# Material for the task:
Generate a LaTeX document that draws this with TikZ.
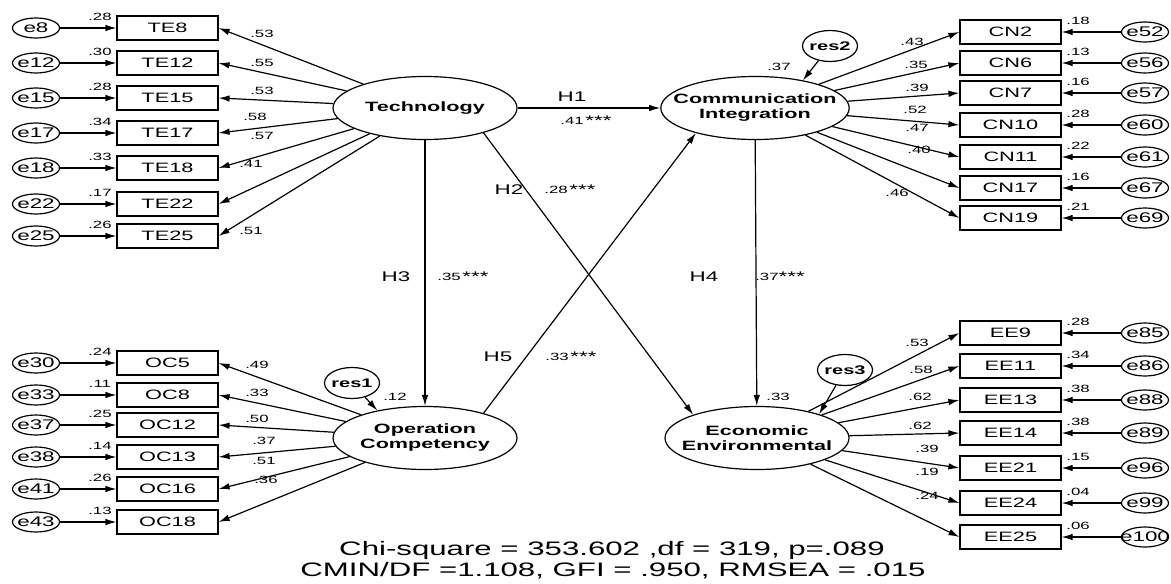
...
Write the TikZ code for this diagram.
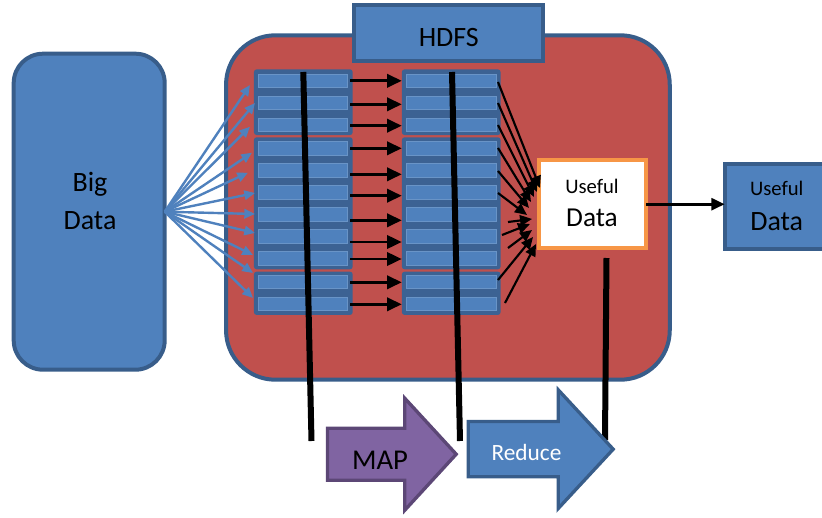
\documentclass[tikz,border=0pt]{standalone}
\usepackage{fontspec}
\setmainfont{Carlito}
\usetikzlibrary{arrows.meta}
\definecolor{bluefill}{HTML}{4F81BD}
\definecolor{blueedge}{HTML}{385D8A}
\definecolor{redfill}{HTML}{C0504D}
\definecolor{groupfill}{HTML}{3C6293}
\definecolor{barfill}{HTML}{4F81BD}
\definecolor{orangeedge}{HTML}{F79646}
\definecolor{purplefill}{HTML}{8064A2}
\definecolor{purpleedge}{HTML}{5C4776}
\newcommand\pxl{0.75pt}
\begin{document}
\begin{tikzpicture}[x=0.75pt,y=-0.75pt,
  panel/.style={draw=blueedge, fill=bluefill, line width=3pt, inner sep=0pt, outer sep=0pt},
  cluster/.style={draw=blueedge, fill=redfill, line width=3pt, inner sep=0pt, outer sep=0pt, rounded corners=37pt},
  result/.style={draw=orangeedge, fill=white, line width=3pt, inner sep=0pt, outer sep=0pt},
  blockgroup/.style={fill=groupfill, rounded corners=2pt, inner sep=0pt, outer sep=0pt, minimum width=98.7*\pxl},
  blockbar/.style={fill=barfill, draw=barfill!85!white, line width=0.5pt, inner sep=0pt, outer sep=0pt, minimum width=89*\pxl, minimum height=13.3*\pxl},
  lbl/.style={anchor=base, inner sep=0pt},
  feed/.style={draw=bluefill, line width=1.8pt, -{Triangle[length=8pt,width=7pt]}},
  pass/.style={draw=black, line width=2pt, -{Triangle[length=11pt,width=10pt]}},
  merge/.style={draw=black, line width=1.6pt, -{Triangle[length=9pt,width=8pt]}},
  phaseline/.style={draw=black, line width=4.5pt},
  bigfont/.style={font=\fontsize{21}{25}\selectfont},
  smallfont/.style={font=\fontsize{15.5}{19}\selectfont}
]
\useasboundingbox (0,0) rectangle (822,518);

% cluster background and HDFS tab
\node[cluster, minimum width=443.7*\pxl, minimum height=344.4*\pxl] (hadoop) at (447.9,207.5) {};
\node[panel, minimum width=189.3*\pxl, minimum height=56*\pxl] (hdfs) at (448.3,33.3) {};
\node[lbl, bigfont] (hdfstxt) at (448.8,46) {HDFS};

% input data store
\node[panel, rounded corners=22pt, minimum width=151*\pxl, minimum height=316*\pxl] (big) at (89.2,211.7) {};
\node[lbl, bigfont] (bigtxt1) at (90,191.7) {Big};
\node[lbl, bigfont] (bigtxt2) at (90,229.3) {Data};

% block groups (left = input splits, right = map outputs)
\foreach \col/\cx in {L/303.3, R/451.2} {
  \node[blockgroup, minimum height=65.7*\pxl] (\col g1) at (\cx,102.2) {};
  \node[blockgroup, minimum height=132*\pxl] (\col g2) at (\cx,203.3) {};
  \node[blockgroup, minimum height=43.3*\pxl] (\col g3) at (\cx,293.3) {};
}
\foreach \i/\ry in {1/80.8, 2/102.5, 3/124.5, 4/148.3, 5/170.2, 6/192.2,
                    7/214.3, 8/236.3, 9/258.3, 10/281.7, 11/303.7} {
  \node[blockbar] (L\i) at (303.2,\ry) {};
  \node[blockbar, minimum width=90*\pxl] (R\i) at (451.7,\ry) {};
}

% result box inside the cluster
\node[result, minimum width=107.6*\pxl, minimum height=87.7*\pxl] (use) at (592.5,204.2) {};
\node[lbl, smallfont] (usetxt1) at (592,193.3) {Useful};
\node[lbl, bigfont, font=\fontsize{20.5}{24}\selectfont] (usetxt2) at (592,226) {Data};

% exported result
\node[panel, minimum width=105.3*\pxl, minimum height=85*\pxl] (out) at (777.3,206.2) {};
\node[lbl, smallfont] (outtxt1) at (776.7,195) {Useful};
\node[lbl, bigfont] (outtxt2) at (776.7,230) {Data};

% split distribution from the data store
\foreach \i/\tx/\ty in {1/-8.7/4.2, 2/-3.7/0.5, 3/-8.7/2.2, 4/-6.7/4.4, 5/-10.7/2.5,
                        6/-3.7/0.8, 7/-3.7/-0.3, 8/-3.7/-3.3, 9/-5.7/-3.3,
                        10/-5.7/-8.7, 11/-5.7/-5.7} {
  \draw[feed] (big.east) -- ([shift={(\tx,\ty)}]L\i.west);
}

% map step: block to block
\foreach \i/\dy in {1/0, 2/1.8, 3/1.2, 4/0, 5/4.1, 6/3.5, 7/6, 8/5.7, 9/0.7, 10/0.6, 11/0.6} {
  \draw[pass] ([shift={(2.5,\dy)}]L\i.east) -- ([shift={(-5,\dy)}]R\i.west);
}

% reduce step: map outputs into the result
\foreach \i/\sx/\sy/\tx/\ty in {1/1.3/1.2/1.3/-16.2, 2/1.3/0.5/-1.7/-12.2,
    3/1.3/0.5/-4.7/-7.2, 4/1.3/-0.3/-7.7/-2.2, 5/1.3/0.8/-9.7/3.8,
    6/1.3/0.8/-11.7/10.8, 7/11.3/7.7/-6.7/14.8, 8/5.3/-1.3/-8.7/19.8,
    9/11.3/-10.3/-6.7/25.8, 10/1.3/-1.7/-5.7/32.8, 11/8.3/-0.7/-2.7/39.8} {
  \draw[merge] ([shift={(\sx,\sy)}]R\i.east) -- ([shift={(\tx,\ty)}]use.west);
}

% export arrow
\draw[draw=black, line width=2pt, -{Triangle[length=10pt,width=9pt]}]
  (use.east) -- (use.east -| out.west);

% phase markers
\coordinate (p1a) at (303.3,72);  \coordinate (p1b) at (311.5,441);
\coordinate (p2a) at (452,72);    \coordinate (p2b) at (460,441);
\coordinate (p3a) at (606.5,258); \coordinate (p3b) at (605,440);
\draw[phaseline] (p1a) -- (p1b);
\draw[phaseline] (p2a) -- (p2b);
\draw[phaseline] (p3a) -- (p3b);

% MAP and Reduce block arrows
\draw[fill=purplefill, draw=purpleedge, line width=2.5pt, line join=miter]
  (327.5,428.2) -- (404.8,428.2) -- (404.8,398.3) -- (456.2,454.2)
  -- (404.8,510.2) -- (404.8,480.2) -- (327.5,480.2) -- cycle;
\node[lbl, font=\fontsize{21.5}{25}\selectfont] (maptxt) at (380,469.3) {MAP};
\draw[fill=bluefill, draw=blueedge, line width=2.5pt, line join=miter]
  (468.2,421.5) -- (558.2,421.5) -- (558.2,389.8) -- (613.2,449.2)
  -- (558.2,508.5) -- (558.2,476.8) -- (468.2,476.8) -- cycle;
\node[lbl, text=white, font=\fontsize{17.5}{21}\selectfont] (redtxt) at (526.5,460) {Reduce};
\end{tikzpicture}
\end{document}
---
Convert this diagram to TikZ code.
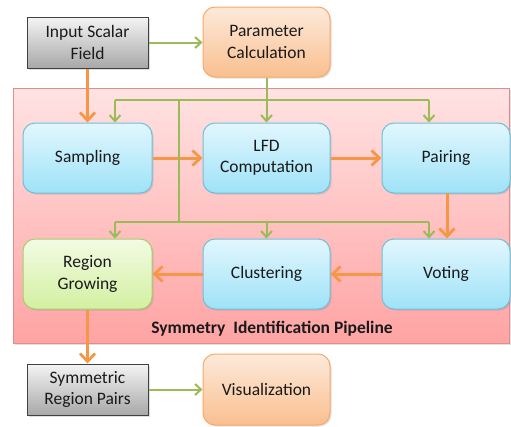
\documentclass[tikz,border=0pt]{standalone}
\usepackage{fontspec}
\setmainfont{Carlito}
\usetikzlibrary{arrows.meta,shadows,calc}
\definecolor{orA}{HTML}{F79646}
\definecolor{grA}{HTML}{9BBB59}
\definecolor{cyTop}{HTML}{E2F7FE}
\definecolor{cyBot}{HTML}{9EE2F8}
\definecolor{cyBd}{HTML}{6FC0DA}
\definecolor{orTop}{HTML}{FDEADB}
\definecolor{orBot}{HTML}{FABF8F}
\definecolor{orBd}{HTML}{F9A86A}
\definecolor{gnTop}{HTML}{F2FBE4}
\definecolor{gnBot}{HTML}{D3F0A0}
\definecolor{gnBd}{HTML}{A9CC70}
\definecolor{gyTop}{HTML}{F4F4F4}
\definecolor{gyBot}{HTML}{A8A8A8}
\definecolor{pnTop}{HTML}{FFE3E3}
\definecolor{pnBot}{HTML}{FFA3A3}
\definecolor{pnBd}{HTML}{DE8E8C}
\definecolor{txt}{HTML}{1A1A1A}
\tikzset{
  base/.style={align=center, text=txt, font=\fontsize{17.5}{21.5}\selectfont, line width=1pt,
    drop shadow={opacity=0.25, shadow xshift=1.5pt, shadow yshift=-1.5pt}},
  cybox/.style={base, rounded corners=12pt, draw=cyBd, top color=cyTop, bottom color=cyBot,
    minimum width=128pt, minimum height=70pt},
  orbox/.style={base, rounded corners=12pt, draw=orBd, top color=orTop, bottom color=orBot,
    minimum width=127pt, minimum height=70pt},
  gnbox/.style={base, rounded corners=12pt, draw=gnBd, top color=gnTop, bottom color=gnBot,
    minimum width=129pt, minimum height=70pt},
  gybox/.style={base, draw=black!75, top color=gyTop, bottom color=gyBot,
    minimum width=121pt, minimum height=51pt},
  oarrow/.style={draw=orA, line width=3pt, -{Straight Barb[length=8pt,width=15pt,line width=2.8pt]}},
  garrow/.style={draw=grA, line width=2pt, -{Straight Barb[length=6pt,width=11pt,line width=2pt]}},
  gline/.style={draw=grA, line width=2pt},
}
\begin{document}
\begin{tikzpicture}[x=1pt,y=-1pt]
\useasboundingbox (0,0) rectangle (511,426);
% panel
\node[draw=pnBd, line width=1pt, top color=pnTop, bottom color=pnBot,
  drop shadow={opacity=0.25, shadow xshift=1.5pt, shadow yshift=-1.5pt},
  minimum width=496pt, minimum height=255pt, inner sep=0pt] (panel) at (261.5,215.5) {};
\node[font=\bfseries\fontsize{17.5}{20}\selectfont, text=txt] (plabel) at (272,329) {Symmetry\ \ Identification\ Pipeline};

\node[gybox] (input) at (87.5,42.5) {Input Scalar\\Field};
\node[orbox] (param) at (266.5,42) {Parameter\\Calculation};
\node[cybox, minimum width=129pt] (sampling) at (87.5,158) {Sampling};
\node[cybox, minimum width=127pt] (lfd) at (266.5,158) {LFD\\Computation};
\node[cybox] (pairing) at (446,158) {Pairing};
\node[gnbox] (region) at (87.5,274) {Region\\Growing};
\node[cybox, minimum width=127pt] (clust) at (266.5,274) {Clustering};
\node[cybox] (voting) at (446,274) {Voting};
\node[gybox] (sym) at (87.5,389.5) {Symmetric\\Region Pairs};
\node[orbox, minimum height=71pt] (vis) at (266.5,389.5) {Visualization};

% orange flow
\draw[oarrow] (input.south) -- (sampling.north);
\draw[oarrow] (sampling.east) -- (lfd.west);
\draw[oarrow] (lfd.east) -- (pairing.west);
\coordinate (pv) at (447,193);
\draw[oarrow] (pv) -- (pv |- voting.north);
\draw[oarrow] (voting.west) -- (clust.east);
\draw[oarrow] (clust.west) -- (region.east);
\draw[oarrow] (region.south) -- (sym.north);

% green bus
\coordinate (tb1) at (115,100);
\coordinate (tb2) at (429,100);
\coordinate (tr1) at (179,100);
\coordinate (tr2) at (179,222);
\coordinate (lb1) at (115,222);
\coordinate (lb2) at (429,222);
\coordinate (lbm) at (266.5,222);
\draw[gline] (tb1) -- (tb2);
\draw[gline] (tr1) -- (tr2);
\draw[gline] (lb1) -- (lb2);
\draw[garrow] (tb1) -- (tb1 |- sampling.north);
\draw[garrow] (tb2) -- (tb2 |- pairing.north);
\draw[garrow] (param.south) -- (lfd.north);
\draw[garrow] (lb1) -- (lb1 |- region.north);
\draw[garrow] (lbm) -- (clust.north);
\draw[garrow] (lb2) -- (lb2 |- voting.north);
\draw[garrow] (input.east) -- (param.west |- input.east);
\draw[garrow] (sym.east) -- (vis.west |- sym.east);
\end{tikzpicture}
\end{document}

# Given instruction:
Return every line from the records above that holds the word "code".

# Completed exercise:
Write the TikZ code for this diagram.
Convert this diagram to TikZ code.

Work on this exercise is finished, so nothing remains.